A slow down by export workers in late 2014 caused a ripple effect throughout the agriculture industry.
For nearly nine months, the International Longshoremen and Warehouse Union, representing dock workers along the East Coast of the U.S. and Canada, the Gulf Coast, Great Lakes, Puerto Rico and inland waterways, have worked without a contract as the union has been unable to reach a labor agreement with the Pacific
After months of negotiations and threats of an economically disastrous shutdown, the news of a “tentative agreement” in the West Coast port dispute in February came as a relief to many in the agriculture industry.
Farmers who rely on the West Coast for transport have seen the largest disruption in cash flow.
During the standoff, Boshart’s employees would often sit at the ports for hours, racking up as much as 65 hours a week—costing him up to $1,500 a week in overtime pay.

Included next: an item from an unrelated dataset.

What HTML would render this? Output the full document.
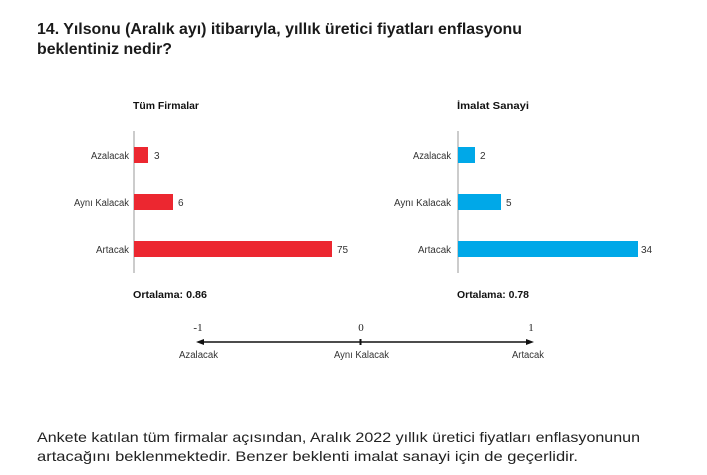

“It is costing the U.S. economy $1 billion a day,” says Jay Theiler with Agri Beef Co. of Boise, Idaho, a vertically integrated beef operation with ranches, feedyards and packing plants. Much of its beef is shipped overseas.
In the past few months, Agri Beef Co. has only shipped about 20% of their normal product. The slow down cost them $10 million to $15 million.
With exports worth $300 per head for cattle, it’s vital to have port access, notes Phil Seng, CEO, U.S. Export Federation (USMEF). He calculates 80% of warehouse red meat is shipped through West Coast ports.
“Since we began to see increasing congestion in the West Coast ports several months ago, the global customer base the U.S. meat industry has spent decades building has been put at risk by shipping delays and uncertainty,” Seng says. “This situation had become very damaging for exporters, farmers, ranchers, processors and everyone in the supply chain.”
It could have gotten worse; a shutdown of West Coast ports could have cost the U.S. economy $2 billion a day.
Details of the agreement have not been released, other than it will cover workers at 29 ports on the West Coast for the next five years. Clearly, it was not an easy deal to reach because it required involvement by the Secretary of Labor Tom Perez and Federal Mediation and Conciliation Service Deputy Director Scot Beckenbaugh.
“While the disruption on the West Coast has imposed harm on the export of soybeans and grain, it has had a tragic impact on the exports of meat, fresh fruit and a host of other agricultural products,” says Mike Steenhoek, executive director, Soy Transportation Coalition. “The American Meat Institute and National Pork Producers Council claim the delays cost each industry $40 million per week.”
However, “the long-term question remains whether it is in the best interest of U.S. agriculture and the overall economy for 13,600 highly compensated dockworkers on the West Coast to have such a pivotal role in our country’s ability to export to the global marketplace,” Steenhoek adds.